Gordon Taylor settlement

James Murdoch said his father was told of an out-of-court settlement with Professional Footballers’ Association chief executive Gordon Taylor for phone hacking only after it became public in 2009.

Murdoch junior said: “Please understand that an out-of-court settlement of civil claim of that nature and of that quantum is something that normally in a company of our size the responsible executives in the country would be authorised to make.
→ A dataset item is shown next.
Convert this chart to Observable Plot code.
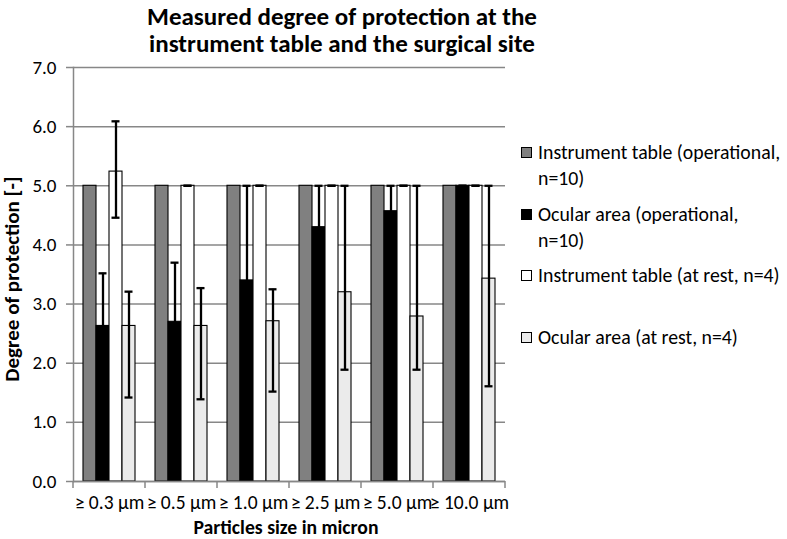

It is below the approval thresholds that would have to go to my father as chairman and chief executive of the global companies.”

Not responsible

Murdoch senior denied that he was ultimately responsible for the “fiasco”.

Asked by Labour’s Jim Sheridan who was, Murdoch replied: “The people that I trusted and then, maybe, the people they trusted.”

He said he had worked with Les Hinton, who quit his role as chief executive officer of Dow Jones last week, for 52 years, adding: “I would trust him with my life.”

Number Ten meetings

Murdoch revealed he had been invited to have a cup of tea as a thank you by Prime Minister within days of the general election last year.

Asked why he entered Number Ten through the back door, he said: “I just did what I was told. That’s the choice of the Prime Minister, or their staff, or whoever does these things.

“I was asked would I please come in through the back door. I was invited within days (of the election) to have a cup of tea to be thanked for the support by Mr Cameron.”

He said he was also invited to Number Ten by former prime minister Gordon Brown “many times” and had also gone in through the back door.

He denied any “pre-conditions” were imposed on party leaders before his newspapers gave them his support.

‘Lost sight’ of News of the World

Murdoch said he had to deal with a “multitude of issues” every day, and admitted he may have “lost sight” of the News of the World.

“The News of the World, perhaps I lost sight of. Maybe because it was so small in the general frame of our company,” he said.

Asked to explain the scale of the reported £1 million payout to publicist Max Clifford over phone-hacking, Murdoch senior replied: “Apparently there was a contract with Mr Clifford that was cancelled with Mr Coulson.”

Asked whether journalists and editors at News Corp come under pressure from above to push boundaries and break the law, Murdoch said: ‘There is no excuse for breaking the law at any time.”

He added: ‘I was brought up by a father who wasn’t rich but who made it as a great journalist. Just before he died he bought a small newspaper as a chance to do good.”

He added that his father exposed ‘the scandal of Gallipoli which I’m very proud of’and he said that he would like his sons and daughters to follow that example ‘if they are interested”.

Asked whether he was now planning a ‘root and branch’review of journalistic practice across his newspapers, Murdoch said: ‘No, but I’m more than prepared to do so.”